Los egipcios fueron pioneros en considerar el cabello un elemento de seducción. Los esclavos hicieron de peluqueros de sus amos, les aplicaban tintes, grasas perfumadas y recortaban su cabellera. O bien les confeccionaban pelucas de lana o pelo natural al gusto de la época: lacias, a menudo trenzadas, con o sin flequillo y sujetas con diademas para emular su juventud eterna. Los griegos preferían, en cambio, la melena con movimiento, a base de bucles, o los elaborados recogidos que embellecían con sencillos adornos.

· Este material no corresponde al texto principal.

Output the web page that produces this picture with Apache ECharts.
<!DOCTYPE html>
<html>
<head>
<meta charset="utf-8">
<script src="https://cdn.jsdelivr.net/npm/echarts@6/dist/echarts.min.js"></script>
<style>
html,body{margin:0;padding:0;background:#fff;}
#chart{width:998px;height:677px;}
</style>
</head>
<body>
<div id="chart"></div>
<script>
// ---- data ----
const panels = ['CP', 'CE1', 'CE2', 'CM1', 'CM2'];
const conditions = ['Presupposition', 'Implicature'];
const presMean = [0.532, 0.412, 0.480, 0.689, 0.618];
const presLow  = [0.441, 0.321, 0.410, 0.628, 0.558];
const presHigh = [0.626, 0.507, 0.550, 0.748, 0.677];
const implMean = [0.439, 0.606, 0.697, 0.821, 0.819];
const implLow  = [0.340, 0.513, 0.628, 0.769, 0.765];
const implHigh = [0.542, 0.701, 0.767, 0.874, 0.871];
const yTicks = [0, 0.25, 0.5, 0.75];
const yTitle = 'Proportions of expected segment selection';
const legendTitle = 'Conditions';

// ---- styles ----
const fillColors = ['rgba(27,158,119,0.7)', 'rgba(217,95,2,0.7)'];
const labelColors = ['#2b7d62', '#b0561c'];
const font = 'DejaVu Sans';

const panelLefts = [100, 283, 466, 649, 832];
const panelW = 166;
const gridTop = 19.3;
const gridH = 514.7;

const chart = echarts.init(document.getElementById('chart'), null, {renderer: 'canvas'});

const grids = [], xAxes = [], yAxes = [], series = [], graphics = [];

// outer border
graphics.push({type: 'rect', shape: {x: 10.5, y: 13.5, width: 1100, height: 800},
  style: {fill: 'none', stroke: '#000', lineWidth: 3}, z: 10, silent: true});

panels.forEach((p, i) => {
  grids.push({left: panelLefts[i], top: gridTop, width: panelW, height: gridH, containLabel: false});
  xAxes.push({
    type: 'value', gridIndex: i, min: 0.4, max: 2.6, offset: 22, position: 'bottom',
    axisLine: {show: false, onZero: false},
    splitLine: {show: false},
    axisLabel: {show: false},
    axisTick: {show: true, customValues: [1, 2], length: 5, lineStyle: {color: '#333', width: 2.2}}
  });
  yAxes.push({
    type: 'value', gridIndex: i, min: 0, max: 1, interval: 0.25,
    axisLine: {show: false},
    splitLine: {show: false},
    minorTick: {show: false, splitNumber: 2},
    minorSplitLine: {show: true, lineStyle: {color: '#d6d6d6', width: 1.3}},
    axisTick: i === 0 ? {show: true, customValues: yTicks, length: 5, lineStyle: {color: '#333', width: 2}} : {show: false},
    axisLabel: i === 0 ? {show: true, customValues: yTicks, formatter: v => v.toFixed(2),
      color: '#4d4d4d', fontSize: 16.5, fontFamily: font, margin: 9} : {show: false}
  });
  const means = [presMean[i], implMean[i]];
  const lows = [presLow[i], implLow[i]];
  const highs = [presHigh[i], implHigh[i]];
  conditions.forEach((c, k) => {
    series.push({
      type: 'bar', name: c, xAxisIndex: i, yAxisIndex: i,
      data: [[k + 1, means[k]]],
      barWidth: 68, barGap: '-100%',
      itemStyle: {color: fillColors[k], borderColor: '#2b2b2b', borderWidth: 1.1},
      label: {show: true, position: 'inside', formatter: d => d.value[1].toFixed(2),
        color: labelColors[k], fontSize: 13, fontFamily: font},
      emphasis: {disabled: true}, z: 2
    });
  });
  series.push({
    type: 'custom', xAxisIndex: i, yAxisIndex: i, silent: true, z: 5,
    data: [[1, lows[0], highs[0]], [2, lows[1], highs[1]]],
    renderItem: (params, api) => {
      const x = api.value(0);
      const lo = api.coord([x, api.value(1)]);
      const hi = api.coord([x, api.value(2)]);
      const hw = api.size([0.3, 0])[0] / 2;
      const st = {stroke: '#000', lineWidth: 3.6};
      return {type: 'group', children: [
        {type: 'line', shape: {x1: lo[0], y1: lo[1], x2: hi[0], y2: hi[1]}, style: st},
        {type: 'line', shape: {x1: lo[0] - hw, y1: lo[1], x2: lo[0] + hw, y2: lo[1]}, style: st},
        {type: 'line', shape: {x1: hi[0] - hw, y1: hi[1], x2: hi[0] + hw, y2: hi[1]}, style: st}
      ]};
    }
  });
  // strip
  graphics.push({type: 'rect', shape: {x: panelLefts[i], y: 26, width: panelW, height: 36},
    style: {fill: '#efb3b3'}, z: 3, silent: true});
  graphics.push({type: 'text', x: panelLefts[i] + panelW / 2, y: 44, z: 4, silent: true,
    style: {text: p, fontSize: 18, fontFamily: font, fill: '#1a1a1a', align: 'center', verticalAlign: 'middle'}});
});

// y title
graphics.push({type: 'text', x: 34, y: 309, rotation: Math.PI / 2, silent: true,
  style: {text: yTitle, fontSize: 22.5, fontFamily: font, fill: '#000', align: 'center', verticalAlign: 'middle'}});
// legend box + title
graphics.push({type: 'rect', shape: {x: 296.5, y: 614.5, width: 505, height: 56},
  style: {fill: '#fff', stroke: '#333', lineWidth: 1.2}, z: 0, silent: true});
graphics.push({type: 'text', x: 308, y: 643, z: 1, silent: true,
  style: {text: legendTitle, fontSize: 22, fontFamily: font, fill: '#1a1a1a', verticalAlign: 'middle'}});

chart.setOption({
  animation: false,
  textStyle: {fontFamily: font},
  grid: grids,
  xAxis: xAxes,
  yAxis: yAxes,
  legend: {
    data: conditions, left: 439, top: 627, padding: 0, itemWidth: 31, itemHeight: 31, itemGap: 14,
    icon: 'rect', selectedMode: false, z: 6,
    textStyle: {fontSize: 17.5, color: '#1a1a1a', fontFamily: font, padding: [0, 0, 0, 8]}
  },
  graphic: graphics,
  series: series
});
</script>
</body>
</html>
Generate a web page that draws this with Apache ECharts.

Crearon escuelas de peluquería y escribieron no pocos tratados capilares.
En Roma, la moda tomó cosas de aquí y allá. Entre los hombres, el corte en forma de casquete hizo furor, mientras que las damas, fascinadas con las rubias cautivas bárbaras del Norte, aclaraban su pelo con sebo de cabra, ceniza de haya y manzanilla, y lo peinaban rodeando la cabeza. En la vieja Iberia, la peineta ya sujetaba mantillas.
El oscurantismo religioso y el bajo nivel de vida que se generalizó en la Edad Media no permitió retoques estéticos muy sofisticados. Sin embargo, las damas de las clases altas adornaban sus peinados, siempre recogidos, con piedras y joyas. A cambio, se puso de moda cubrir el cabello con capuchas y velos, dada la dificultad para mantener su higiene.
El Renacimiento devolvió la luz perdida al peinado femenino; el negro tenebroso no favorecía a sus dulces musas, preferentemente rubias, y se impusieron los tirabuzones, postizos y moños decorados. En el Barroco, la peluquería pasó a ser un arte, incluso una ciencia; una obra de la época, incluye 3.774 formas de peinarse. Con Luis XIV proliferaron las pelucas de rizos interminables, y los peluqueros competían por la originalidad de los adornos y el volumen del peinado de sus clientas. Mucho más refinado sería el mechón colocado con esmero de los dandis del XIX.